Posted to dev@httpd.apache.org by "William A. Rowe Jr." <wr...@rowe-clan.net> on 2012/01/09 07:29:10 UTC

Style rule change?

On 1/8/2012 12:04 PM, Guenter Knauf wrote:
> on the other side: I've asked me already often if we shouldnt increase the maxchar/line; I
> believe that would in many cases greatly increase readability ...
> and honestly: who the heck does nowadays work on a 80-line terminal??

Frequently on unix and windows.  I haven't yet committed the time to
try working on a headless windows server 2008, however :)  My text
editor windows all default to 81 cols to avoid just this issue.

> isn't that a relic inherited from stone-time? I would be fine with f.e. 110 or 120 chars/line.

Is a limit even appropriate anymore?  On what basis?  132 chars is one
standard that could be applied.  Perhaps a precommit filter to avoid
issues in the future?

Re: Style rule change?

Posted by HyperHacker <hy...@gmail.com>.
On Sun, Jan 8, 2012 at 23:29, William A. Rowe Jr. <wr...@rowe-clan.net> wrote:
> On 1/8/2012 12:04 PM, Guenter Knauf wrote:
>> on the other side: I've asked me already often if we shouldnt increase the maxchar/line; I
>> believe that would in many cases greatly increase readability ...
>> and honestly: who the heck does nowadays work on a 80-line terminal??
>
> Frequently on unix and windows.  I haven't yet committed the time to
> try working on a headless windows server 2008, however :)  My text
> editor windows all default to 81 cols to avoid just this issue.
>
>> isn't that a relic inherited from stone-time? I would be fine with f.e. 110 or 120 chars/line.
>
> Is a limit even appropriate anymore?  On what basis?  132 chars is one
> standard that could be applied.  Perhaps a precommit filter to avoid
> issues in the future?

I can nicely fit 3 editor windows at 80 columns on my screen. It's very handy.

-- 
Sent from my toaster.

Re: Style rule change?

Posted by Ruediger Pluem <rp...@apache.org>.
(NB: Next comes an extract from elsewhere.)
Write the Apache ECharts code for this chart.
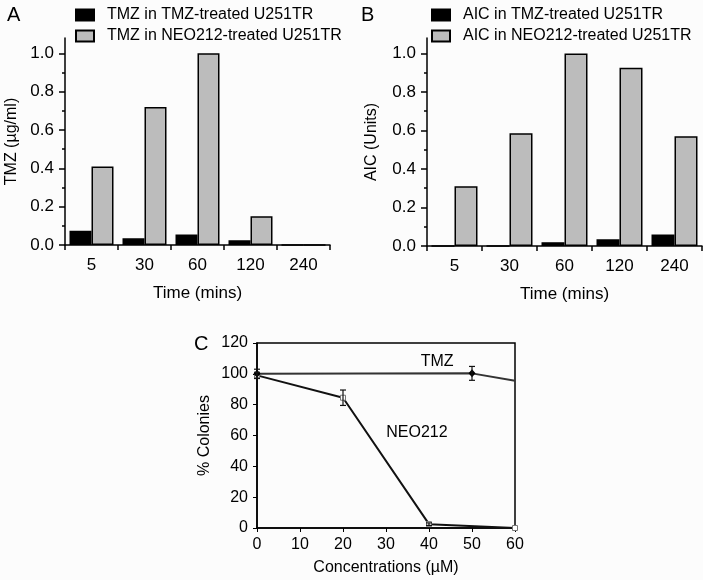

William A. Rowe Jr. wrote:
> On 1/8/2012 12:04 PM, Guenter Knauf wrote:
>> on the other side: I've asked me already often if we shouldnt increase the maxchar/line; I
>> believe that would in many cases greatly increase readability ...
>> and honestly: who the heck does nowadays work on a 80-line terminal??
> 
> Frequently on unix and windows.  I haven't yet committed the time to
> try working on a headless windows server 2008, however :)  My text
> editor windows all default to 81 cols to avoid just this issue.
> 
>> isn't that a relic inherited from stone-time? I would be fine with f.e. 110 or 120 chars/line.
> 
> Is a limit even appropriate anymore?  On what basis?  132 chars is one
> standard that could be applied.  Perhaps a precommit filter to avoid
> issues in the future?
> 

I think we should stick with the 80 chars/line for email and multiple terminals in parallel.